As of June 27, the hotline had received 14,638 calls since January 1, a number that is lower than the same time in the previous three years, all of which saw an increase in demand due to the number of asylum seekers arriving in New York City. According to a press release about the closure of The Roosevelt Hotel, which served as a resources and navigation center for asylum seekers, the city said the “average weekly arrivals have fallen from a peak of 4,000 in May 2023 to fewer than 100 individuals this past week.”
‘If things are meant to happen, they will happen’
Noel Arteaga, a 43-year-old Ecuadorian, said his most recent hearing at Federal Plaza on June 4 was filled with anxiety and stress. Like I.M., he saw the increase of detentions at the courts and was compelled to have a difficult discussion with his wife and his 13-year-old stepson. “I told her to stay calm, that my concerns were not to scare her but just to be alert,” Arteaga said. “If things are meant to happen, they will happen.”
He later told Documented that he had allocated some savings in case he was to be detained and needed to pay bond. Even though he tried to stay positive, he said he felt very nervous when he arrived at the courts and was scared because the setting reminded him of the videos he saw online.
Arteaga had practiced a phrase over and over before his case: “I don’t want to accept the dismissal of the case,” he kept saying to himself, explaining that he learned this phrase by watching reels on instagram from credible immigration attorney accounts— like Anibal Romero and other influencers. But if he was detained, he also knew that he would not struggle nor fight back and that he would follow the law — the same way he has been following the law since seeking asylum in November of 2023, he said.
At his hearing on June 4, the judge told him his next hearing would be in February 2026.
As he left the courtroom, a group of volunteers approached him and walked him through the halls, toward the elevator.
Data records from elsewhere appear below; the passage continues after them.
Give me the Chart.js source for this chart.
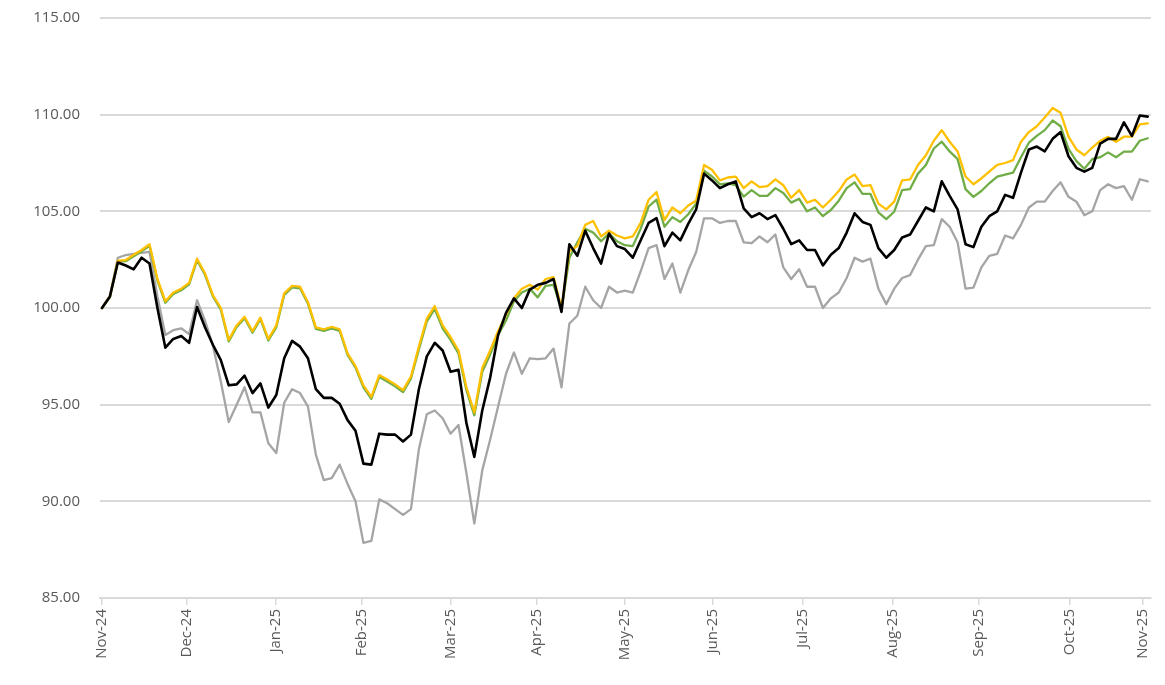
<!DOCTYPE html>
<html lang="en">
<head>
    <meta charset="UTF-8">
    <title>Index performance Nov-24 to Nov-25</title>
    <script src="https://cdn.jsdelivr.net/npm/chart.js"></script>
    <style>
        body { margin: 0; padding: 0; background: #ffffff; }
        #wrap { width: 1165px; height: 685px; }
    </style>
</head>
<body>
<div id="wrap"><canvas id="chart" width="1165" height="685"></canvas></div>
<script>
    // month ticks, positions are in sample index units (one sample ~ two trading days)
    const monthLabels = ["Nov-24", "Dec-24", "Jan-25", "Feb-25", "Mar-25", "Apr-25", "May-25",
                         "Jun-25", "Jul-25", "Aug-25", "Sep-25", "Oct-25", "Nov-25"];
    const monthPos = [0, 10.7, 21.96, 32.75, 44.0, 54.9, 66.0, 77.1, 88.4, 99.8, 110.7, 122.1, 131.4];

    const blackSeries = [
        100.0, 100.6, 102.35, 102.2, 102.0, 102.6, 102.3, 100.0, 97.95, 98.4,
        98.55, 98.2, 100.05, 99.0, 98.1, 97.3, 96.0, 96.05, 96.5, 95.6,
        96.1, 94.85, 95.5, 97.4, 98.3, 98.0, 97.4, 95.8, 95.35, 95.35,
        95.05, 94.2, 93.65, 91.95, 91.9, 93.5, 93.45, 93.45, 93.1, 93.45,
        95.8, 97.5, 98.2, 97.8, 96.7, 96.8, 94.05, 92.3, 94.7, 96.4,
        98.6, 99.75, 100.5, 100.0, 100.95, 101.2, 101.3, 101.5, 99.8, 103.3,
        102.7, 104.0, 103.1, 102.3, 103.85, 103.2, 103.05, 102.6, 103.5, 104.4,
        104.65, 103.2, 103.9, 103.5, 104.35, 105.1, 106.95, 106.6, 106.2, 106.4,
        106.55, 105.15, 104.7, 104.9, 104.6, 104.8, 104.1, 103.3, 103.5, 103.0,
        103.0, 102.2, 102.75, 103.1, 103.9, 104.9, 104.45, 104.3, 103.1, 102.6,
        103.0, 103.65, 103.8, 104.5, 105.2, 105.0, 106.55, 105.8, 105.1, 103.3,
        103.15, 104.2, 104.75, 105.0, 105.85, 105.7, 107.0, 108.2, 108.35, 108.1,
        108.75, 109.1, 107.85, 107.25, 107.05, 107.25, 108.5, 108.75, 108.75, 109.6,
        108.9, 109.96, 109.9
    ];
    const greySeries = [
        100.0, 100.6, 102.6, 102.74, 102.8, 102.85, 102.9, 100.6, 98.6, 98.85,
        98.95, 98.65, 100.4, 99.35, 98.05, 96.2, 94.1, 95.0, 95.9, 94.6,
        94.6, 93.0, 92.5, 95.1, 95.8, 95.6, 94.9, 92.4, 91.1, 91.2,
        91.9, 90.9, 90.0, 87.85, 87.95, 90.1, 89.9, 89.6, 89.3, 89.6,
        92.7, 94.5, 94.7, 94.3, 93.5, 93.95, 91.45, 88.85, 91.6, 93.2,
        94.9, 96.6, 97.7, 96.6, 97.4, 97.35, 97.4, 97.9, 95.9, 99.2,
        99.6, 101.1, 100.4, 100.0, 101.1, 100.8, 100.9, 100.8, 101.9, 103.1,
        103.25, 101.5, 102.3, 100.8, 101.95, 102.9, 104.64, 104.64, 104.4, 104.5,
        104.5, 103.4, 103.35, 103.7, 103.4, 103.8, 102.1, 101.5, 102.0, 101.1,
        101.1, 100.0, 100.5, 100.8, 101.55, 102.6, 102.4, 102.55, 101.0, 100.2,
        101.0, 101.55, 101.7, 102.5, 103.2, 103.25, 104.6, 104.2, 103.4, 101.0,
        101.05, 102.1, 102.7, 102.8, 103.75, 103.6, 104.3, 105.2, 105.5, 105.5,
        106.05, 106.5, 105.75, 105.5, 104.8, 105.0, 106.1, 106.4, 106.2, 106.3,
        105.6, 106.66, 106.55
    ];
    const greenSeries = [
        100.0, 100.55, 102.4, 102.42, 102.68, 102.93, 103.22, 101.42, 100.27, 100.72,
        100.92, 101.22, 102.47, 101.72, 100.6, 99.92, 98.27, 99.02, 99.47, 98.72,
        99.42, 98.32, 99.0, 100.68, 101.07, 101.02, 100.22, 98.92, 98.82, 98.95,
        98.82, 97.57, 96.92, 95.9, 95.3, 96.43, 96.2, 95.95, 95.65, 96.35,
        97.85, 99.3, 99.95, 98.95, 98.35, 97.65, 95.75, 94.45, 96.7, 97.6,
        98.6, 99.35, 100.35, 100.8, 101.0, 100.55, 101.15, 101.2, 99.95, 102.6,
        103.4, 104.1, 103.9, 103.45, 103.85, 103.45, 103.25, 103.2, 104.1, 105.25,
        105.6, 104.2, 104.7, 104.45, 104.85, 105.4, 107.1, 106.8, 106.4, 106.45,
        106.35, 105.76, 106.1, 105.8, 105.8, 106.2, 105.95, 105.45, 105.65, 105.0,
        105.2, 104.75, 105.07, 105.55, 106.2, 106.5, 105.9, 105.9, 104.95, 104.6,
        104.98, 106.1, 106.15, 106.95, 107.4, 108.25, 108.6, 108.1, 107.7, 106.15,
        105.75, 106.05, 106.45, 106.8, 106.9, 107.0, 107.8, 108.55, 108.9, 109.2,
        109.7, 109.4, 108.23, 107.6, 107.2, 107.7, 107.8, 108.05, 107.8, 108.09,
        108.09, 108.65, 108.78
    ];
    const yellowSeries = [
        100.0, 100.6, 102.45, 102.48, 102.75, 103.0, 103.3, 101.5, 100.35, 100.8,
        101.0, 101.3, 102.55, 101.8, 100.67, 100.0, 98.35, 99.1, 99.55, 98.8,
        99.5, 98.4, 99.1, 100.76, 101.15, 101.1, 100.3, 99.0, 98.9, 99.03,
        98.9, 97.65, 97.0, 96.0, 95.4, 96.53, 96.3, 96.05, 95.75, 96.45,
        98.0, 99.45, 100.1, 99.1, 98.5, 97.8, 95.9, 94.6, 96.9, 97.8,
        98.8, 99.65, 100.5, 101.0, 101.2, 100.95, 101.5, 101.6, 100.0, 102.95,
        103.2, 104.3, 104.5, 103.7, 104.0, 103.75, 103.6, 103.7, 104.4, 105.6,
        106.0, 104.55, 105.2, 104.9, 105.3, 105.55, 107.4, 107.15, 106.6, 106.75,
        106.8, 106.2, 106.55, 106.25, 106.3, 106.65, 106.35, 105.7, 106.1, 105.45,
        105.6, 105.2, 105.6, 106.05, 106.65, 106.9, 106.3, 106.36, 105.4, 105.1,
        105.5, 106.6, 106.65, 107.4, 107.9, 108.65, 109.2, 108.6, 108.1, 106.8,
        106.4, 106.7, 107.05, 107.4, 107.5, 107.65, 108.6, 109.1, 109.4, 109.85,
        110.35, 110.1, 108.86, 108.2, 107.9, 108.3, 108.65, 108.85, 108.6, 108.86,
        108.86, 109.5, 109.55
    ];

    const yTicks = [85, 90, 95, 100, 105, 110, 115];

    function toPoints(arr) {
        return arr.map((v, i) => ({ x: i, y: v }));
    }

    const tickFont = { family: "'Open Sans', sans-serif", size: 15 };

    new Chart(document.getElementById("chart"), {
        type: "line",
        data: {
            datasets: [
                { label: "Black", data: toPoints(blackSeries), borderColor: "#000000", borderWidth: 2.6 },
                { label: "Yellow", data: toPoints(yellowSeries), borderColor: "#ffc000", borderWidth: 2.3 },
                { label: "Green", data: toPoints(greenSeries), borderColor: "#70ad47", borderWidth: 2.3 },
                { label: "Grey", data: toPoints(greySeries), borderColor: "#a5a5a5", borderWidth: 2.3 }
            ]
        },
        options: {
            responsive: false,
            animation: false,
            layout: { padding: { top: 18, right: 4, bottom: 0, left: 0 } },
            elements: {
                point: { radius: 0 },
                line: { tension: 0, borderJoinStyle: "round", borderCapStyle: "round" }
            },
            plugins: { legend: { display: false }, tooltip: { enabled: false } },
            scales: {
                x: {
                    type: "linear",
                    min: -0.25,
                    max: 132.4,
                    afterBuildTicks: (scale) => {
                        scale.ticks = monthPos.map(v => ({ value: v }));
                    },
                    afterFit: (scale) => { scale.height = 87; },
                    grid: { drawOnChartArea: false, drawTicks: true, tickLength: 7, color: "#d9d9d9", lineWidth: 1.5 },
                    border: { display: true, color: "#d9d9d9", width: 2 },
                    ticks: {
                        autoSkip: false,
                        maxRotation: 90,
                        minRotation: 90,
                        padding: 4,
                        color: "#595959",
                        font: tickFont,
                        callback: (value, index) => monthLabels[index]
                    }
                },
                y: {
                    min: 85,
                    max: 115,
                    afterBuildTicks: (scale) => {
                        scale.ticks = yTicks.map(v => ({ value: v }));
                    },
                    afterFit: (scale) => {
                        scale.width = 100;
                        scale.paddingTop = 0;
                        scale.paddingBottom = 0;
                    },
                    grid: { color: "#d9d9d9", lineWidth: 2, drawTicks: false },
                    border: { display: false },
                    ticks: {
                        padding: 20,
                        color: "#595959",
                        font: tickFont,
                        callback: (value) => Number(value).toFixed(2)
                    }
                }
            }
        }
    });
</script>
</body>
</html>
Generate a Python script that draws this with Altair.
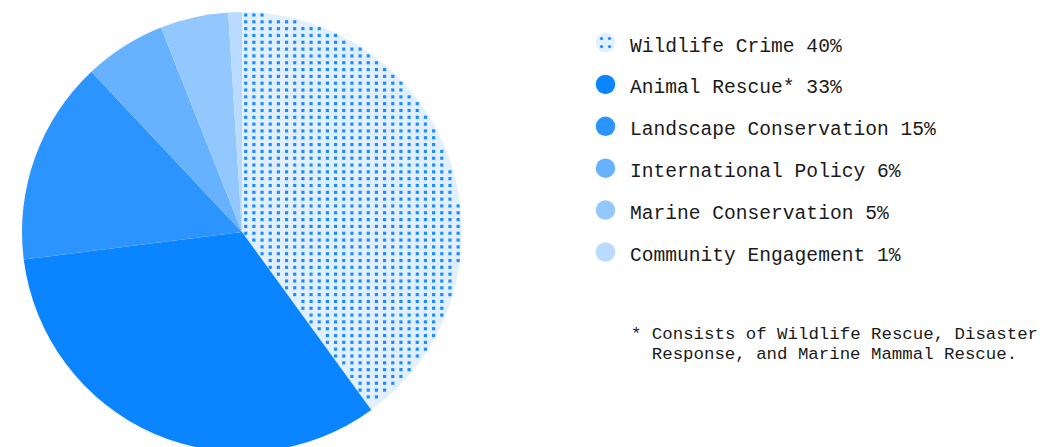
import altair as alt
import pandas as pd

# ---- data ----
categories = ["Wildlife Crime", "Animal Rescue*", "Landscape Conservation",
              "International Policy", "Marine Conservation", "Community Engagement"]
shares = [40, 33, 15, 6, 5, 1]
colors = ["#e1efff", "#0a84ff", "#2c94ff", "#66b2ff", "#93c8ff", "#b8dbff"]
footnote_lines = ["* Consists of Wildlife Rescue, Disaster",
                  "Response, and Marine Mammal Rescue."]

labels = [f"{c} {s}%" for c, s in zip(categories, shares)]
df = pd.DataFrame({"category": categories, "share": shares,
                   "label": labels, "order": list(range(len(categories)))})

W, H = 1043, 447
CX, CY, R = 242, 232, 220
DOT = "#1a8cff"
FONT = "Liberation Mono"

# ---- pie ----
pie = alt.Chart(df).mark_arc(outerRadius=R, strokeWidth=0).encode(
    theta=alt.Theta("share:Q", stack=True),
    order=alt.Order("order:Q"),
    color=alt.Color("category:N", scale=alt.Scale(domain=categories, range=colors), legend=None),
    x=alt.value(CX), y=alt.value(CY),
)

# ---- dotted texture on the first wedge ----
NC, NR = 28, 66
end_angle = 2 * 3.141592653589793 * shares[0] / sum(shares)
px_scale = alt.Scale(domain=[0, W], range=[0, W], nice=False, zero=False)
py_scale = alt.Scale(domain=[0, H], range=[0, H], nice=False, zero=False)
dots = alt.Chart(alt.sequence(0, NC * NR, as_="i")).transform_calculate(
    px=f"{CX + 3.7} + 8.17 * (datum.i % {NC})",
    py=f"15 + 6.82 * floor(datum.i / {NC})",
).transform_calculate(
    dx=f"datum.px - {CX}", dy=f"datum.py - {CY}",
).transform_calculate(
    r="sqrt(datum.dx * datum.dx + datum.dy * datum.dy)",
    a="atan2(datum.dx, -datum.dy)",
).transform_filter(
    f"datum.r <= {R - 2} && datum.a >= 0 && datum.r * sin({end_angle} - datum.a) >= 2"
).mark_square(size=10, color=DOT, opacity=1, strokeWidth=0).encode(
    x=alt.X("px:Q", scale=px_scale, axis=None),
    y=alt.Y("py:Q", scale=py_scale, axis=None),
)

# ---- legend ----
ly = alt.Y("label:N", scale=alt.Scale(type="point", domain=labels, range=[42.5, 252], padding=0), axis=None)
leg_circles = alt.Chart(df).mark_circle(size=380, opacity=1).encode(
    x=alt.value(605.5), y=ly,
    color=alt.Color("category:N", scale=alt.Scale(domain=categories, range=colors), legend=None),
)
first = df.iloc[[0]]
leg_dots = [
    alt.Chart(first).mark_circle(size=10, color=DOT, opacity=1, xOffset=ox, yOffset=oy).encode(
        x=alt.value(605.5), y=ly)
    for ox in (-4, 4) for oy in (-4, 4)
]
leg_text = alt.Chart(df).mark_text(align="left", baseline="alphabetic", dy=9,
                                    font=FONT, fontSize=19.6, color="#1a1a1a").encode(
    x=alt.value(630), y=ly, text="label:N")

# ---- footnote ----
fn1 = alt.Chart(pd.DataFrame({"t": [footnote_lines[0]]})).mark_text(
    align="left", baseline="alphabetic", font=FONT, fontSize=17.4, color="#1a1a1a").encode(
    x=alt.value(631), y=alt.value(338.5), text="t:N")
fn2 = alt.Chart(pd.DataFrame({"t": [footnote_lines[1]]})).mark_text(
    align="left", baseline="alphabetic", font=FONT, fontSize=17.4, color="#1a1a1a").encode(
    x=alt.value(651.8), y=alt.value(359), text="t:N")

chart = alt.layer(pie, dots, leg_circles, *leg_dots, leg_text, fn1, fn2).resolve_scale(
    x="independent", y="independent", color="independent"
).properties(
    width=W, height=H, padding=0, background="white",
    autosize=alt.AutoSizeParams(type="none"),
).configure_view(stroke=None)

chart.save("out.html", embed_options={"renderer": "svg", "actions": False})
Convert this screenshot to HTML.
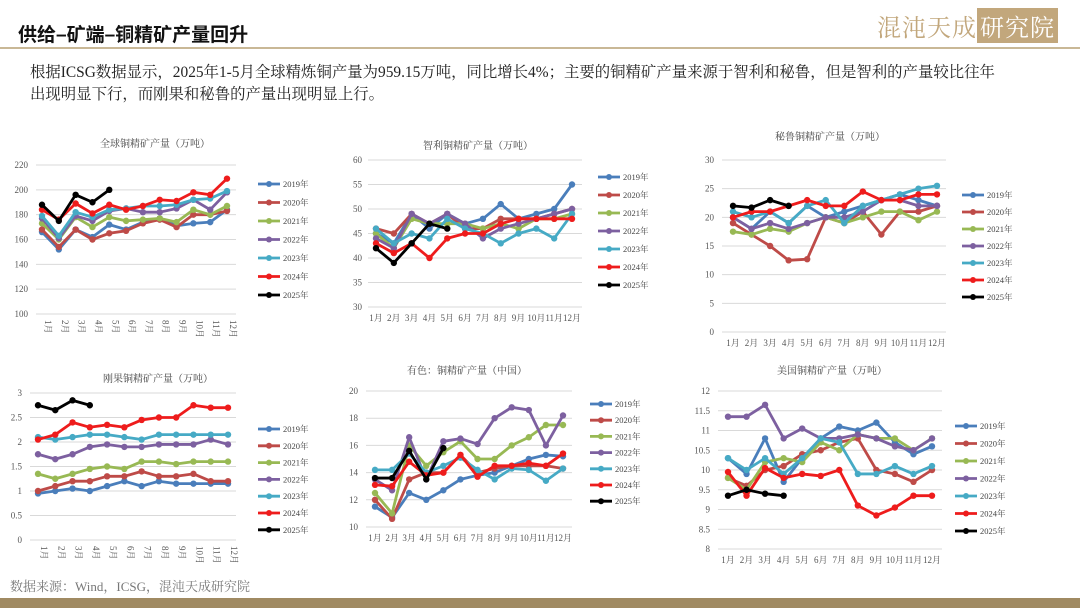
<!DOCTYPE html>
<html><head><meta charset="utf-8">
<style>
body{margin:0;width:1080px;height:608px;background:#fff;overflow:hidden;font-family:"Liberation Serif","Noto Serif CJK SC",serif;position:relative}
.t{position:absolute;left:18px;top:20px;font-size:19px;font-weight:bold;font-family:"Liberation Sans","Noto Sans CJK SC",sans-serif;color:#111}
.line{position:absolute;left:0;top:47px;width:1080px;height:2px;background:#c9b896}
.logo{position:absolute;right:22px;top:8px;height:30px;font-size:24px;color:#c2a77c;font-family:"Noto Serif CJK SC",serif;letter-spacing:1px}
.logo span{background:#c2a77c;color:#fff;padding:0 3px}
.p{position:absolute;left:30px;top:62px;font-size:15.4px;line-height:22px;color:#222;width:1040px;white-space:nowrap}
.src{position:absolute;left:10px;top:576px;font-size:13px;color:#777}
.bot{position:absolute;left:0;top:598px;width:1080px;height:10px;background:#a08a62}
svg{position:absolute;left:0;top:0}
</style></head><body>
<div class="t">供给–矿端–铜精矿产量回升</div>
<div class="line"></div>
<div class="logo">混沌天成<span>研究院</span></div>
<div class="p">根据ICSG数据显示，2025年1-5月全球精炼铜产量为959.15万吨，同比增长4%；主要的铜精矿产量来源于智利和秘鲁，但是智利的产量较比往年<br>出现明显下行，而刚果和秘鲁的产量出现明显上行。</div>
<div class="src">数据来源：Wind，ICSG，混沌天成研究院</div>
<div class="bot"></div>
<svg id="s" width="1080" height="608" font-family="Liberation Serif, Noto Serif CJK SC, serif"></svg>
<script>
const C=['#4a7ebb','#be4b48','#98b954','#7d60a0','#46aac5','#ee1c1c','#000'];
const Y=['2019年','2020年','2021年','2022年','2023年','2024年','2025年'];
const charts=[
{t:'全球铜精矿产量（万吨）',tx:155,ty:147,x0:42,x1:227,ymin:100,ymax:220,yb:314,yt:165,st:20,lx:28,gl:36,gr:236,rot:1,legx:258,legy:184,legd:18.5,
d:[[166,152,168,162,172,168,174,177,171,173,174,184],[168,154,168,160,165,167,173,176,170,180,180,183],[173,160,178,170,178,175,176,177,174,184,180,187],[177,161,179,175,183,185,182,182,185,192,184,198],[179,163,182,178,184,185,187,187,188,192,193,199],[184,176,189,181,188,184,187,192,191,198,196,209],[188,175,196,190,200]]},
{t:'智利铜精矿产量（万吨）',tx:478,ty:149,x0:376,x1:572,ymin:30,ymax:60,yb:307,yt:160,st:5,lx:362,gl:368,gr:582,rot:0,legx:598,legy:177,legd:18,
d:[[45,43,49,46,49,47,48,51,48,49,50,55],[46,45,49,47,49,46,46,48,48,48,49,50],[45,42,48,47,47,47,46,47,46,48,48,49],[44,42,49,47,49,47,44,46,47,48,49,50],[46,43,45,44,48,46,45,43,45,46,44,49],[43,41,43,40,44,45,45,47,48,48,48,48],[42,39,43,47,46]]},
{t:'秘鲁铜精矿产量（万吨）',tx:830,ty:140,x0:733,x1:937,ymin:0,ymax:30,yb:332,yt:160,st:5,lx:714,gl:722,gr:946,rot:0,legx:962,legy:195,legd:17,
d:[[20,18,21,19,22,20,21,22,23,24,23,22],[19,17,15,12.5,12.7,20,19,21,17,21,21,22],[17.5,17,18,17.5,19,20,19,20,21,21,19.5,21],[20,18,19,18,19,20,20,21,23,23,22,22],[21,20,21,19,22,23,19,22,23,24,25,25.5],[20,21,21,22,23,22,22,24.5,23,23,24,24],[22,21.7,23,22]]},
{t:'刚果铜精矿产量（万吨）',tx:158,ty:382,x0:38,x1:228,ymin:0,ymax:3,yb:540,yt:393,st:0.5,lx:22,gl:30,gr:236,rot:1,legx:258,legy:429,legd:16.8,
d:[[0.95,1.0,1.05,1.0,1.1,1.2,1.1,1.2,1.15,1.15,1.15,1.15],[1.0,1.1,1.2,1.2,1.3,1.3,1.4,1.3,1.3,1.35,1.2,1.2],[1.35,1.25,1.35,1.45,1.5,1.45,1.6,1.6,1.55,1.6,1.6,1.6],[1.75,1.65,1.75,1.9,1.95,1.9,1.9,1.95,1.95,1.95,2.05,1.95],[2.1,2.05,2.1,2.15,2.15,2.1,2.05,2.15,2.15,2.15,2.15,2.15],[2.05,2.15,2.4,2.3,2.35,2.3,2.45,2.5,2.5,2.75,2.7,2.7],[2.75,2.65,2.85,2.75]]},
{t:'有色：铜精矿产量（中国）',tx:467,ty:374,x0:375,x1:563,ymin:10,ymax:20,yb:527,yt:391,st:2,lx:358,gl:366,gr:572,rot:0,legx:590,legy:404,legd:16.2,
d:[[11.5,10.7,12.5,12,12.7,13.5,13.8,14,14.5,15,15.3,15.2],[12,10.6,13.5,14,14,15.3,14,14.3,14.5,14.5,14.5,14.3],[12.5,11,16,14.5,15.5,16.3,15,15,16,16.6,17.5,17.5],[13.5,12.7,16.6,13.5,16.3,16.5,16.1,18,18.8,18.6,16,18.2],[14.2,14.2,15.4,14,14.5,15.1,14.2,13.5,14.3,14.2,13.4,14.3],[13.1,13,14.8,13.8,14,15.3,13.7,14.5,14.5,14.7,14.5,15.4],[13.6,13.6,15.6,13.5,15.8]]},
{t:'美国铜精矿产量（万吨）',tx:832,ty:374,x0:728,x1:932,ymin:8,ymax:12,yb:549,yt:391,st:0.5,lx:710,gl:718,gr:942,rot:0,legx:955,legy:426,legd:17.5,
d:[[10.3,9.9,10.8,9.7,10.3,10.8,11.1,11,11.2,10.7,10.4,10.6],[9.8,9.6,10,10.1,10.4,10.5,10.7,10.8,10,9.9,9.7,10],[9.8,9.5,10.2,10.3,10.2,10.7,10.5,10.9,10.8,10.8,10.5,10.8],[11.35,11.35,11.65,10.8,11.05,10.8,10.8,10.9,10.8,10.6,10.5,10.8],[10.3,10,10.3,9.9,10.3,10.8,10.7,9.9,9.9,10.1,9.9,10.1],[9.95,9.35,10.05,9.8,9.9,9.85,10,9.1,8.85,9.05,9.35,9.35],[9.35,9.5,9.4,9.35]]}
];
let h='';
for(const c of charts){
 const yv=v=>c.yb-(v-c.ymin)/(c.ymax-c.ymin)*(c.yb-c.yt);
 const xv=i=>c.x0+i*(c.x1-c.x0)/11;
 h+=`<text x="${c.tx}" y="${c.ty}" font-size="10" fill="#444" text-anchor="middle">${c.t}</text>`;
 for(let v=c.ymin;v<=c.ymax+1e-9;v+=c.st){const y=yv(v);
  h+=`<line x1="${c.gl}" x2="${c.gr}" y1="${y}" y2="${y}" stroke="#d9d9d9" stroke-width="1"/>`;
  h+=`<text x="${c.lx}" y="${y+3}" font-size="9" fill="#555" text-anchor="end">${Math.round(v*10)/10}</text>`;}
 for(let i=0;i<12;i++){const x=xv(i);
  if(c.rot)h+=`<text transform="translate(${x+3},${c.yb+6}) rotate(90)" font-size="9" fill="#555">${i+1}月</text>`;
  else h+=`<text x="${x}" y="${c.yb+14}" font-size="9" fill="#555" text-anchor="middle">${i+1}月</text>`;}
 c.d.forEach((s,k)=>{
  const pts=s.map((v,i)=>xv(i)+','+yv(v)).join(' ');
  h+=`<polyline points="${pts}" fill="none" stroke="${C[k]}" stroke-width="2.8" stroke-linejoin="round"/>`;
  s.forEach((v,i)=>h+=`<circle cx="${xv(i)}" cy="${yv(v)}" r="3.2" fill="${C[k]}"/>`);
  const ly=c.legy+k*c.legd;
  h+=`<line x1="${c.legx}" x2="${c.legx+22}" y1="${ly}" y2="${ly}" stroke="${C[k]}" stroke-width="2.8"/><circle cx="${c.legx+11}" cy="${ly}" r="3" fill="${C[k]}"/>`;
  h+=`<text x="${c.legx+25}" y="${ly+3}" font-size="8.5" fill="#444">${Y[k]}</text>`;
 });
}
document.getElementById('s').innerHTML=h;
</script>
</body></html>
In a video shared with Documented, two people with masks and wearing dark clothes can be seen roughly 15 feet away, as a group of reporters took photos, their mechanical shutters filling the otherwise quiet space.
“I felt like I was being watched,” Arteaga said, adding that he paced through the streets very fast to make his way back to the Bronx, where he has been working at a fish market since receiving his work permit.
Two weeks after his hearing, Arteaga told Documented that he was still a bit anxious but has kept himself informed by following news channels on social media. “For my next court [hearing] I will have more than two years here, but nothing is guaranteed,” he said, referring to the expedited removal order that was expanded when Trump came back to power earlier this year.
Also Read: As ICE Arrests Rise, So Does Resistance in New York City
Arteaga and his wife have met with two private lawyers since his court hearing in June, and both have quoted him $8,000 to take over his case. $2,000 would be due at the start, Arteaga said. He has yet to decide which lawyer to hire.